Now for wrath, now for ruin and a red nightfall!

He laughs; the battle-fury is on him again. He isn’t wounded, he is young and king, and ‘lord of a fell people.’ He is ready to fight, beyond hope or despair. He raises his sword to the fleet in defiance.

‘And then wonder took him, and a great joy; and he cast his sword up in the sunlight and sang as he caught it.’ For a great standard has suddenly unfurled on the lead ship. It bears the White Tree of Gondor, and the Crown and Seven Stars of Elendil ‘that no lord had borne for years beyond count.’



“Thus came Aragorn son of Arathorn, Elessar, Isildur’s Heir, out of the Paths of the Dead, borne upon a wind from the Sea.’ The Rohirrim rejoice with laughter and swords and the City with ‘a music of trumpets and a ringing of bells.’ The hosts of Mordor are confounded with this sudden turn of fate, and it ‘seems a great wizardy’ that their own ships should come filled with their foes. The tides (quite literally) have turned against them.

From the east come the knight of Dol Amroth, from the south comes Eomer. And from the ships leap Legolas, and Gimli, and Elladan and Elrohir, the sons of Elrond. The dour-handed band of Rangers from the North lead ‘a great valour’ of the folk of the fiefs of the coastlands of the South, including men of the West that had been enslaved on the ships and were now freed. ‘But before all went Aragorn with the Flame of the West, Anduril like a fire new-kindled, Narsil re-forged as deadly as of old; and upon his brow was the Star of Elendil.’

At length Aragorn and Eomer meet in the midst of the fighting, and they pause a moment, each glad to see the other. Aragorn reminds Eomer that he told him at the Hornburg they would meet again, ‘though all the hosts of Mordor lay between.’ They clasp hands, and Eomer says his aid was never more welcome, or more timely. ‘Much loss and much sorrow has befallen us.’



‘Then let us avenge it, ere we speak of it!’ said Aragorn, and they ride back to battle together.

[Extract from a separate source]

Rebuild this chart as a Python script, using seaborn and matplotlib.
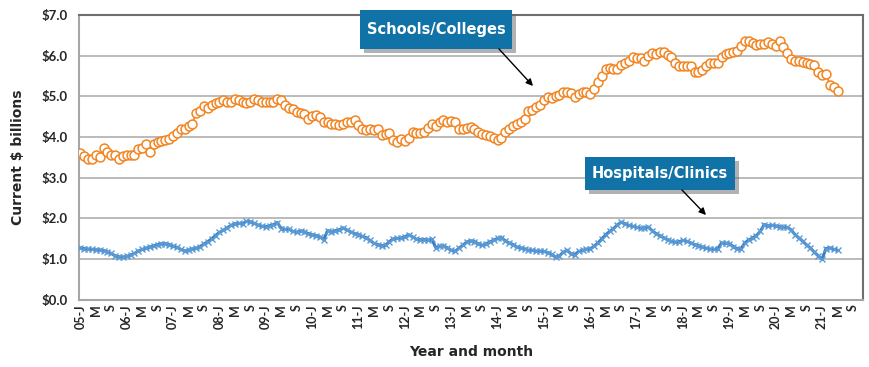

There is still plenty of hard fighting ahead;  ‘the Southrons were bold men and grim, and fierce in despair; and the Easterlings were strong and war-hardened and asked for no quarter.’  They gather and rally all for hours, but by the red end of the day the fields are drenched with blood. ‘[N]ot one living foe was left within the circuit of the Rammas [wall]. All were slain save those who fled to die, or to drown in the red foam of the River. Few ever came eastward to Morgul or Mordor, and to the land of the Haradrim came only a tale from far off: a rumor of the wrath and terror of Gondor.’

Aragorn and Eomer and Imrahil ride back to the City, weary but unscathed. Such was their skill and strength. ‘But many others were hurt or maimed or dead upon the field.’ Some named are Forlong, hewed with axes, Duilin and his brother Derufin, trampled by mumakil; Hirluin, Grimbold, Grimslade, and Halbarad the Ranger from the North. Long afterwards a ‘maker’ of Rohan lists them in his song of the [burial] Mounds of Mundburg [Gondor], along with Theoden, Harding, Guthlaf, Dunhere, Deorwine, Herefara, Herubrand, Horn, and Fastred.

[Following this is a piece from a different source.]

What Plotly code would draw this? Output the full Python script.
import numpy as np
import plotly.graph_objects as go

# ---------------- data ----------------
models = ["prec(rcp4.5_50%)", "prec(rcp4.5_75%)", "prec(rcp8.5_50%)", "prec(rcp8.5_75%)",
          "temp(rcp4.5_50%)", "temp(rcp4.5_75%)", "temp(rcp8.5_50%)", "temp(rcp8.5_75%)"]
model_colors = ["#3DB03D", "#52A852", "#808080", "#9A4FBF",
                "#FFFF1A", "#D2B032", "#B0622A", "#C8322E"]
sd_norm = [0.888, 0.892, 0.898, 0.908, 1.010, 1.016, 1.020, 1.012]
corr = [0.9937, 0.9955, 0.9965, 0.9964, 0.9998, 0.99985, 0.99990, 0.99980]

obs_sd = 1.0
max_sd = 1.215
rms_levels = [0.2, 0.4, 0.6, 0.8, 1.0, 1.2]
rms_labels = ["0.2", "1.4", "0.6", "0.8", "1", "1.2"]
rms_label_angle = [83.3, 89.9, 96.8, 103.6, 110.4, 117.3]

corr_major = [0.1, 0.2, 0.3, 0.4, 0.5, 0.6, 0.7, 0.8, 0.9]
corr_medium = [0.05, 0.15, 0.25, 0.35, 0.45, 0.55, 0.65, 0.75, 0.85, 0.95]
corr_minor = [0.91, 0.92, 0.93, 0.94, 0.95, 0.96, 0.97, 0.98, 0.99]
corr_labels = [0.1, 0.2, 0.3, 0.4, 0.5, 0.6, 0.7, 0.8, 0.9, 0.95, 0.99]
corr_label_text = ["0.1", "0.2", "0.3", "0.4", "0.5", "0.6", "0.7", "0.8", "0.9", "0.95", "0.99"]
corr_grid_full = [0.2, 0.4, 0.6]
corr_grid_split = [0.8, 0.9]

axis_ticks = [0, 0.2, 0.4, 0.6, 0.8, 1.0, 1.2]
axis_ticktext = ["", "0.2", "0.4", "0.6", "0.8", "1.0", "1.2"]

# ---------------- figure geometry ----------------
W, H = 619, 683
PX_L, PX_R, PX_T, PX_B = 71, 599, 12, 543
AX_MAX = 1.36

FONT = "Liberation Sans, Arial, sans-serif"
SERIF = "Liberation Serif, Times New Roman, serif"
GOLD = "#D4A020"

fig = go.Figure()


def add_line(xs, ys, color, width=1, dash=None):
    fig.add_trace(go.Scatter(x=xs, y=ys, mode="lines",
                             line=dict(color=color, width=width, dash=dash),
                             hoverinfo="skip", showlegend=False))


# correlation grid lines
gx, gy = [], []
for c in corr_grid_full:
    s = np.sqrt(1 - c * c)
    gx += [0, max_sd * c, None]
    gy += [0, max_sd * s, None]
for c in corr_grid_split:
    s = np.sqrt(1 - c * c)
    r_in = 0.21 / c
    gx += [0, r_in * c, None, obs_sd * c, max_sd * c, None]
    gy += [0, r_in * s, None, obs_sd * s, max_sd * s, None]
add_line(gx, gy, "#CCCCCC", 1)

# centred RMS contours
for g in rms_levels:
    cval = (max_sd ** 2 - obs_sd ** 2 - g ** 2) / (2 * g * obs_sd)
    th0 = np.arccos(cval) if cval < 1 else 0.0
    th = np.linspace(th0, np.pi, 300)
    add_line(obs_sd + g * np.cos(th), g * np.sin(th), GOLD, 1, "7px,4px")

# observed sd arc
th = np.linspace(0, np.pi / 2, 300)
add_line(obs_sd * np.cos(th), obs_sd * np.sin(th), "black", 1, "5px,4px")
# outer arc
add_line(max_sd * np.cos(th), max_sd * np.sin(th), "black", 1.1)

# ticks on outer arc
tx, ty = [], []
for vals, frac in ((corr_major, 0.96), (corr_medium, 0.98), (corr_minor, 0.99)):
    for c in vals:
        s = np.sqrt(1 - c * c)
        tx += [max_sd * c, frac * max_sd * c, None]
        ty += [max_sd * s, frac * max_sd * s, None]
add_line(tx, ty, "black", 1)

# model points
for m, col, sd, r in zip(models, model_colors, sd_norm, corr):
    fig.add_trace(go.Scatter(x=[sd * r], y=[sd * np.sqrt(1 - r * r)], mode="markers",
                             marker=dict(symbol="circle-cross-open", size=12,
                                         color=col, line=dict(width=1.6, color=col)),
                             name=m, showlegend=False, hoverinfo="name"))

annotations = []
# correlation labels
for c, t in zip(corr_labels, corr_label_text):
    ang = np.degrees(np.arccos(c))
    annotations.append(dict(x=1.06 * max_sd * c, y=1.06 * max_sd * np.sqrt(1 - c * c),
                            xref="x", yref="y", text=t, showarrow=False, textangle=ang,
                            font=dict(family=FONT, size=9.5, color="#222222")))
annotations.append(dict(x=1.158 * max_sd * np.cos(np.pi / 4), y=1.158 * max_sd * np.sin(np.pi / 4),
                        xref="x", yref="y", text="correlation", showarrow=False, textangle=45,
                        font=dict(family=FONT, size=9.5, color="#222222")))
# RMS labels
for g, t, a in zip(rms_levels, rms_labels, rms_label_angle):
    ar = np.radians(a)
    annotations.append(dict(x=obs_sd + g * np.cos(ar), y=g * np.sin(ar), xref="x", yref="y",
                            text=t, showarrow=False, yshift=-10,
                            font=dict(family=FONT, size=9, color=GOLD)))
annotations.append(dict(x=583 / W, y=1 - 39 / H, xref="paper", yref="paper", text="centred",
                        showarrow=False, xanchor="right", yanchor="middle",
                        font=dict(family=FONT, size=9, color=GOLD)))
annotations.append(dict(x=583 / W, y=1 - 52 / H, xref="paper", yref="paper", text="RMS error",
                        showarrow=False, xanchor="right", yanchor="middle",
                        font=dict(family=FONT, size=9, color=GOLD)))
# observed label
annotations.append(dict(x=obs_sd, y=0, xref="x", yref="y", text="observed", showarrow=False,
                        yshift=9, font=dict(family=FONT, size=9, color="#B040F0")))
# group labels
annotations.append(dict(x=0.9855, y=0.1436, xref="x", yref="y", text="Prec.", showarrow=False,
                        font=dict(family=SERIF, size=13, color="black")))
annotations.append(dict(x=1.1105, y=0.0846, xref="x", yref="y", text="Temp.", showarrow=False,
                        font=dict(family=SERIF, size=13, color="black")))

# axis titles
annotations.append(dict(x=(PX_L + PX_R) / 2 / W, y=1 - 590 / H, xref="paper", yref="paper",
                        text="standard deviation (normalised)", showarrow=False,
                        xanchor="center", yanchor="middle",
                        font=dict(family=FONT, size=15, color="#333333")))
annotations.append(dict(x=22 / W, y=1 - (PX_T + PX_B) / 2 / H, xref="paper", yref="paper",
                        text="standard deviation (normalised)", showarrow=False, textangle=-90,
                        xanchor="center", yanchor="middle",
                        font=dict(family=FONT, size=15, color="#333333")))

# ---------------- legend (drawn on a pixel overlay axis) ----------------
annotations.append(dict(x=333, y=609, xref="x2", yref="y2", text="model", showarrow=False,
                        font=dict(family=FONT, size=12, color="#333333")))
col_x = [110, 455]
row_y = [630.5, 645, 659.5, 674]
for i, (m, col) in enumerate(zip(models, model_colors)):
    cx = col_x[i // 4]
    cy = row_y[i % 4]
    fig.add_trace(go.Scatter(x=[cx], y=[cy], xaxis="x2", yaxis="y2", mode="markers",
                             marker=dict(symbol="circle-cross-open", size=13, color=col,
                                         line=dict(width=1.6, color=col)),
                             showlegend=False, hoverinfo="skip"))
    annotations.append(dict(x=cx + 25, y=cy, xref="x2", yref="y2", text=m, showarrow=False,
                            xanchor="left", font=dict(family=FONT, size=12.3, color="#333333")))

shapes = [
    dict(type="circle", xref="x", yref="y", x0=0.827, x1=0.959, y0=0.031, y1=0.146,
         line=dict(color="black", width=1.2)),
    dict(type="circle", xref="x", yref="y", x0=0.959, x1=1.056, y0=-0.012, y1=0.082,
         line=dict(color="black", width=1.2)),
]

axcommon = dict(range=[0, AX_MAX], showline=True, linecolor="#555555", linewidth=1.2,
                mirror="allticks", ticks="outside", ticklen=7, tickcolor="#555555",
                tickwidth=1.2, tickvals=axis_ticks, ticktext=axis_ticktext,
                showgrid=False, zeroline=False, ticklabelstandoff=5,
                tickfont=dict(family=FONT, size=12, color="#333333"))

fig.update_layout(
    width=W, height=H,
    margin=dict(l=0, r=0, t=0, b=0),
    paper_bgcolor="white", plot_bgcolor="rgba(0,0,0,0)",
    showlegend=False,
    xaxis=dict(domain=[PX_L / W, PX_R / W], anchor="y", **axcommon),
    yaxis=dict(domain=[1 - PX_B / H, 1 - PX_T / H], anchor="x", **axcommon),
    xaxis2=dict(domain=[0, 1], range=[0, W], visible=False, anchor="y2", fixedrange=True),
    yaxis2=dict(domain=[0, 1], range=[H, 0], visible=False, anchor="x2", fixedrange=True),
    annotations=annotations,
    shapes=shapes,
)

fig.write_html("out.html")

Death at the morning and day’s ending

lords took and lowly. Long now they sleep

Under grass in Gondor by the Great River.

Notes

Hurin and Gothmog are both names from the original material of the Silmarillion, Hurin a great chieftain of men and Gothmog the Lord of the Balrogs. There has been some speculation of who or what Gothmog here was: a lesser ringwraith (as per the 1977 wargame); an Orc as per the Jackson films; or a human, perhaps a Black Numenorean. Nobody is sure.



There are many historical notes behind much of this battle: the fear of horses of elephants in battle was remarked on in Greek and Roman texts; a dromund is a ship used in medieval times ‘propelled by many oars with a single mast and a square sail’; Eomer tosses up his sword and catches it as the Norman minstrel Taillefer did at the Battle of Hastings. Much of this section is recounted in the Anglo-Saxon manner and using such verse forms; the end recalls the Homeric ‘Catalog of Ships’ where a list of names is recounted to demonstrate verisimilitude and to suggest details uncountable.

The Elendilmir or Star of Elendil is not the original; that was lost with Isildur when he was killed at the Gladden Fields. Aragorn wore the replacement that was made in Rivendell for Valandil and the heirs of Isildur. The original was found later locked in a secret vault in Orthanc; apparently Saruman had found it along with the chain Isildur had kept the Ring on.

Aragorn’s standard was made by Arwen ‘with jewels and silver’ and was the mysterious wrapped staff that Halbarad handed over to Aragorn and that was unfurled at the Stone of Erech to prove to the Dead Men his claims.

Eomer mentions that he did not know Aragorn was ‘fore-sighted’ when he said they would meet again, though all the hosts of Mordor stood between. Whether this was because of his plans and wisdom or because he really had some spiritual power, is ambiguous.